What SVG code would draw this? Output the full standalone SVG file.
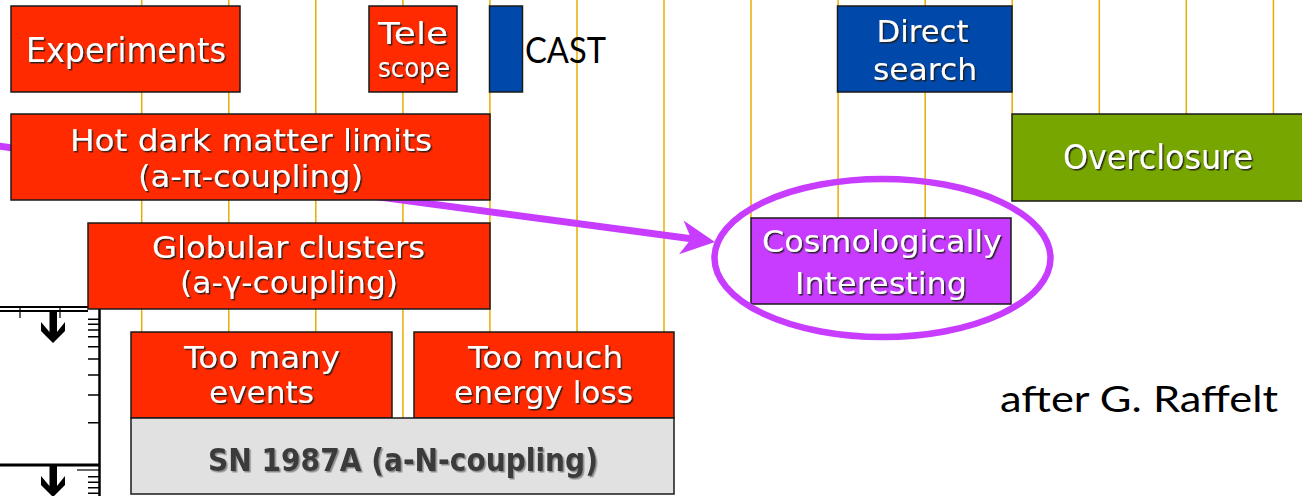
<svg xmlns="http://www.w3.org/2000/svg" width="1302" height="496" viewBox="0 0 1302 496">
<style>
.vl{stroke:#E6AE00;stroke-width:1.5;fill:none}
.box{stroke:#1a1a1a;stroke-width:1.5}
.red{fill:#FF2A00}
.blue{fill:#0048AA}
.green{fill:#78A600}
.purple{fill:#C83CFF}
.gray{fill:#E1E1E1}
.w{font-family:"DejaVu Sans",sans-serif;font-size:33px;fill:#fff;text-anchor:middle;filter:url(#sh)}
.w2{font-size:31px}
.d{font-family:"DejaVu Sans",sans-serif;font-size:32px;font-weight:bold;fill:#3a3a3a;text-anchor:middle;filter:url(#sh2)}
.k{font-family:Lato,"Liberation Sans",sans-serif;font-size:36px;fill:#000}
.ax{stroke:#000;fill:none}
</style>
<defs>
<filter id="sh" x="-5%" y="-20%" width="115%" height="150%">
<feDropShadow dx="1.5" dy="1.5" stdDeviation="0.4" flood-color="#1a1a1a" flood-opacity="0.9"/>
</filter>
<filter id="sh2" x="-5%" y="-20%" width="115%" height="150%">
<feDropShadow dx="1.5" dy="1.5" stdDeviation="0.4" flood-color="#8a8a8a" flood-opacity="1"/>
</filter>
<marker id="ah" markerUnits="userSpaceOnUse" viewBox="-36 -20 40 40" markerWidth="40" markerHeight="40" refX="-22" refY="0" orient="auto">
<path d="M0,0 L-34,-17 L-24,0 L-34,17 Z" fill="#C83CFF"/>
</marker>
</defs>

<g id="gridlines">
<line class="vl" x1="141.7" y1="0" x2="141.7" y2="332"/>
<line class="vl" x1="228.8" y1="0" x2="228.8" y2="332"/>
<line class="vl" x1="315.8" y1="0" x2="315.8" y2="332"/>
<line class="vl" x1="402.9" y1="0" x2="402.9" y2="418"/>
<line class="vl" x1="489.9" y1="0" x2="489.9" y2="332"/>
<line class="vl" x1="577" y1="0" x2="577" y2="332"/>
<line class="vl" x1="664" y1="0" x2="664" y2="332"/>
<line class="vl" x1="751" y1="0" x2="751" y2="218"/>
<line class="vl" x1="838.1" y1="0" x2="838.1" y2="218"/>
<line class="vl" x1="925.2" y1="0" x2="925.2" y2="218"/>
<line class="vl" x1="1012.2" y1="0" x2="1012.2" y2="114"/>
<line class="vl" x1="1099.3" y1="0" x2="1099.3" y2="114"/>
<line class="vl" x1="1186.3" y1="0" x2="1186.3" y2="114"/>
<line class="vl" x1="1273.4" y1="0" x2="1273.4" y2="114"/>
</g>

<g id="connectors">
<line x1="-10" y1="145" x2="693.2" y2="239" stroke="#C83CFF" stroke-width="7" marker-end="url(#ah)"/>
</g>

<g id="plot-fragment">
<line class="ax" x1="0" y1="307" x2="101" y2="307" stroke-width="2"/>
<line class="ax" x1="0" y1="311" x2="88" y2="311" stroke-width="2"/>
<line class="ax" x1="20" y1="307" x2="20" y2="318" stroke-width="1.2"/>
<line class="ax" x1="60" y1="307" x2="60" y2="318" stroke-width="1.2"/>
<line class="ax" x1="99.5" y1="306" x2="99.5" y2="496" stroke-width="2.5"/>
<path class="ax" stroke-width="1.5" d="M88,319.3H99 M88,324.3H99 M88,330H99 M88,336.7H99 M88,346.7H99 M88,359H99 M88,375H99 M88,395H99 M88,422.7H99 M88,476.7H99 M88,482.3H99 M88,487.7H99 M88,493.3H99"/>
<line class="ax" x1="0" y1="465" x2="100" y2="465" stroke-width="3"/>
<line class="ax" x1="77" y1="470" x2="99" y2="470" stroke-width="1.2"/>
<path d="M49.5,312H57V332L65,322V331L53,343L41,331V322L49.5,332Z" fill="#000"/>
<path d="M49.5,466H57V486L65,476V485L53,497L41,485V476L49.5,486Z" fill="#000"/>
</g>

<g id="experiments">
<rect class="box red" x="11" y="6" width="229" height="86"/>
<text class="w" x="126" y="62" textLength="200" lengthAdjust="spacingAndGlyphs">Experiments</text>
</g>

<g id="telescope">
<rect class="box red" x="369" y="6" width="88" height="86"/>
<text class="w" x="413" y="44" style="font-size:31px" textLength="70" lengthAdjust="spacingAndGlyphs">Tele</text>
<text class="w" x="414" y="77" style="font-size:26px" textLength="72" lengthAdjust="spacingAndGlyphs">scope</text>
</g>

<g id="cast">
<rect class="box blue" x="489.5" y="6" width="33" height="86"/>
<text class="k" x="525" y="63" textLength="81" lengthAdjust="spacingAndGlyphs">CAST</text>
</g>

<g id="direct-search">
<rect class="box blue" x="837.5" y="6" width="174.5" height="86"/>
<text class="w w2" x="922.5" y="42" textLength="92" lengthAdjust="spacingAndGlyphs">Direct</text>
<text class="w w2" x="925" y="80" textLength="104" lengthAdjust="spacingAndGlyphs">search</text>
</g>

<g id="hot-dark-matter">
<rect class="box red" x="11" y="114" width="479" height="86"/>
<text class="w w2" x="251" y="151" textLength="362" lengthAdjust="spacingAndGlyphs">Hot dark matter limits</text>
<text class="w w2" x="250.5" y="186.5" textLength="225" lengthAdjust="spacingAndGlyphs">(a-π-coupling)</text>
</g>

<g id="overclosure">
<rect class="box green" x="1012" y="114" width="300" height="87"/>
<text class="w" x="1158" y="169" textLength="190" lengthAdjust="spacingAndGlyphs">Overclosure</text>
</g>

<g id="globular-clusters">
<rect class="box red" x="88" y="223" width="402" height="86"/>
<text class="w w2" x="288.5" y="258" textLength="273" lengthAdjust="spacingAndGlyphs">Globular clusters</text>
<text class="w w2" x="289" y="293" textLength="218" lengthAdjust="spacingAndGlyphs">(a-γ-coupling)</text>
</g>

<g id="cosmologically-interesting">
<rect class="box purple" x="751" y="218" width="260" height="86"/>
<text class="w w2" x="882" y="252" textLength="240" lengthAdjust="spacingAndGlyphs">Cosmologically</text>
<text class="w w2" x="881" y="294" textLength="172" lengthAdjust="spacingAndGlyphs">Interesting</text>
</g>

<g id="too-many-events">
<rect class="box red" x="131" y="332" width="261" height="86"/>
<text class="w w2" x="262" y="368" textLength="156" lengthAdjust="spacingAndGlyphs">Too many</text>
<text class="w w2" x="261.5" y="403" textLength="105" lengthAdjust="spacingAndGlyphs">events</text>
</g>

<g id="too-much-energy-loss">
<rect class="box red" x="414" y="332" width="260" height="86"/>
<text class="w w2" x="545.5" y="368" textLength="155" lengthAdjust="spacingAndGlyphs">Too much</text>
<text class="w w2" x="543.5" y="403" textLength="179" lengthAdjust="spacingAndGlyphs">energy loss</text>
</g>

<g id="sn1987a">
<rect class="box gray" x="131" y="418" width="543" height="76"/>
<text class="d" x="403" y="471" textLength="390" lengthAdjust="spacingAndGlyphs">SN 1987A (a-N-coupling)</text>
</g>

<g id="highlight">
<ellipse cx="882.5" cy="258" rx="168" ry="79" fill="none" stroke="#C83CFF" stroke-width="6.5"/>
</g>

<g id="credit">
<text class="k" x="1000" y="411.5" textLength="278" lengthAdjust="spacingAndGlyphs">after G. Raffelt</text>
</g>
</svg>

- THE REQUEST -
Skipping the pictures, transcribe each line above exactly as it appears.

- THE SOLUTION -
What SVG code would draw this? Output the full standalone SVG file.
<svg xmlns="http://www.w3.org/2000/svg" width="1302" height="496" viewBox="0 0 1302 496">
<style>
.vl{stroke:#E6AE00;stroke-width:1.5;fill:none}
.box{stroke:#1a1a1a;stroke-width:1.5}
.red{fill:#FF2A00}
.blue{fill:#0048AA}
.green{fill:#78A600}
.purple{fill:#C83CFF}
.gray{fill:#E1E1E1}
.w{font-family:"DejaVu Sans",sans-serif;font-size:33px;fill:#fff;text-anchor:middle;filter:url(#sh)}
.w2{font-size:31px}
.d{font-family:"DejaVu Sans",sans-serif;font-size:32px;font-weight:bold;fill:#3a3a3a;text-anchor:middle;filter:url(#sh2)}
.k{font-family:Lato,"Liberation Sans",sans-serif;font-size:36px;fill:#000}
.ax{stroke:#000;fill:none}
</style>
<defs>
<filter id="sh" x="-5%" y="-20%" width="115%" height="150%">
<feDropShadow dx="1.5" dy="1.5" stdDeviation="0.4" flood-color="#1a1a1a" flood-opacity="0.9"/>
</filter>
<filter id="sh2" x="-5%" y="-20%" width="115%" height="150%">
<feDropShadow dx="1.5" dy="1.5" stdDeviation="0.4" flood-color="#8a8a8a" flood-opacity="1"/>
</filter>
<marker id="ah" markerUnits="userSpaceOnUse" viewBox="-36 -20 40 40" markerWidth="40" markerHeight="40" refX="-22" refY="0" orient="auto">
<path d="M0,0 L-34,-17 L-24,0 L-34,17 Z" fill="#C83CFF"/>
</marker>
</defs>

<g id="gridlines">
<line class="vl" x1="141.7" y1="0" x2="141.7" y2="332"/>
<line class="vl" x1="228.8" y1="0" x2="228.8" y2="332"/>
<line class="vl" x1="315.8" y1="0" x2="315.8" y2="332"/>
<line class="vl" x1="402.9" y1="0" x2="402.9" y2="418"/>
<line class="vl" x1="489.9" y1="0" x2="489.9" y2="332"/>
<line class="vl" x1="577" y1="0" x2="577" y2="332"/>
<line class="vl" x1="664" y1="0" x2="664" y2="332"/>
<line class="vl" x1="751" y1="0" x2="751" y2="218"/>
<line class="vl" x1="838.1" y1="0" x2="838.1" y2="218"/>
<line class="vl" x1="925.2" y1="0" x2="925.2" y2="218"/>
<line class="vl" x1="1012.2" y1="0" x2="1012.2" y2="114"/>
<line class="vl" x1="1099.3" y1="0" x2="1099.3" y2="114"/>
<line class="vl" x1="1186.3" y1="0" x2="1186.3" y2="114"/>
<line class="vl" x1="1273.4" y1="0" x2="1273.4" y2="114"/>
</g>

<g id="connectors">
<line x1="-10" y1="145" x2="693.2" y2="239" stroke="#C83CFF" stroke-width="7" marker-end="url(#ah)"/>
</g>

<g id="plot-fragment">
<line class="ax" x1="0" y1="307" x2="101" y2="307" stroke-width="2"/>
<line class="ax" x1="0" y1="311" x2="88" y2="311" stroke-width="2"/>
<line class="ax" x1="20" y1="307" x2="20" y2="318" stroke-width="1.2"/>
<line class="ax" x1="60" y1="307" x2="60" y2="318" stroke-width="1.2"/>
<line class="ax" x1="99.5" y1="306" x2="99.5" y2="496" stroke-width="2.5"/>
<path class="ax" stroke-width="1.5" d="M88,319.3H99 M88,324.3H99 M88,330H99 M88,336.7H99 M88,346.7H99 M88,359H99 M88,375H99 M88,395H99 M88,422.7H99 M88,476.7H99 M88,482.3H99 M88,487.7H99 M88,493.3H99"/>
<line class="ax" x1="0" y1="465" x2="100" y2="465" stroke-width="3"/>
<line class="ax" x1="77" y1="470" x2="99" y2="470" stroke-width="1.2"/>
<path d="M49.5,312H57V332L65,322V331L53,343L41,331V322L49.5,332Z" fill="#000"/>
<path d="M49.5,466H57V486L65,476V485L53,497L41,485V476L49.5,486Z" fill="#000"/>
</g>

<g id="experiments">
<rect class="box red" x="11" y="6" width="229" height="86"/>
<text class="w" x="126" y="62" textLength="200" lengthAdjust="spacingAndGlyphs">Experiments</text>
</g>

<g id="telescope">
<rect class="box red" x="369" y="6" width="88" height="86"/>
<text class="w" x="413" y="44" style="font-size:31px" textLength="70" lengthAdjust="spacingAndGlyphs">Tele</text>
<text class="w" x="414" y="77" style="font-size:26px" textLength="72" lengthAdjust="spacingAndGlyphs">scope</text>
</g>

<g id="cast">
<rect class="box blue" x="489.5" y="6" width="33" height="86"/>
<text class="k" x="525" y="63" textLength="81" lengthAdjust="spacingAndGlyphs">CAST</text>
</g>

<g id="direct-search">
<rect class="box blue" x="837.5" y="6" width="174.5" height="86"/>
<text class="w w2" x="922.5" y="42" textLength="92" lengthAdjust="spacingAndGlyphs">Direct</text>
<text class="w w2" x="925" y="80" textLength="104" lengthAdjust="spacingAndGlyphs">search</text>
</g>

<g id="hot-dark-matter">
<rect class="box red" x="11" y="114" width="479" height="86"/>
<text class="w w2" x="251" y="151" textLength="362" lengthAdjust="spacingAndGlyphs">Hot dark matter limits</text>
<text class="w w2" x="250.5" y="186.5" textLength="225" lengthAdjust="spacingAndGlyphs">(a-π-coupling)</text>
</g>

<g id="overclosure">
<rect class="box green" x="1012" y="114" width="300" height="87"/>
<text class="w" x="1158" y="169" textLength="190" lengthAdjust="spacingAndGlyphs">Overclosure</text>
</g>

<g id="globular-clusters">
<rect class="box red" x="88" y="223" width="402" height="86"/>
<text class="w w2" x="288.5" y="258" textLength="273" lengthAdjust="spacingAndGlyphs">Globular clusters</text>
<text class="w w2" x="289" y="293" textLength="218" lengthAdjust="spacingAndGlyphs">(a-γ-coupling)</text>
</g>

<g id="cosmologically-interesting">
<rect class="box purple" x="751" y="218" width="260" height="86"/>
<text class="w w2" x="882" y="252" textLength="240" lengthAdjust="spacingAndGlyphs">Cosmologically</text>
<text class="w w2" x="881" y="294" textLength="172" lengthAdjust="spacingAndGlyphs">Interesting</text>
</g>

<g id="too-many-events">
<rect class="box red" x="131" y="332" width="261" height="86"/>
<text class="w w2" x="262" y="368" textLength="156" lengthAdjust="spacingAndGlyphs">Too many</text>
<text class="w w2" x="261.5" y="403" textLength="105" lengthAdjust="spacingAndGlyphs">events</text>
</g>

<g id="too-much-energy-loss">
<rect class="box red" x="414" y="332" width="260" height="86"/>
<text class="w w2" x="545.5" y="368" textLength="155" lengthAdjust="spacingAndGlyphs">Too much</text>
<text class="w w2" x="543.5" y="403" textLength="179" lengthAdjust="spacingAndGlyphs">energy loss</text>
</g>

<g id="sn1987a">
<rect class="box gray" x="131" y="418" width="543" height="76"/>
<text class="d" x="403" y="471" textLength="390" lengthAdjust="spacingAndGlyphs">SN 1987A (a-N-coupling)</text>
</g>

<g id="highlight">
<ellipse cx="882.5" cy="258" rx="168" ry="79" fill="none" stroke="#C83CFF" stroke-width="6.5"/>
</g>

<g id="credit">
<text class="k" x="1000" y="411.5" textLength="278" lengthAdjust="spacingAndGlyphs">after G. Raffelt</text>
</g>
</svg>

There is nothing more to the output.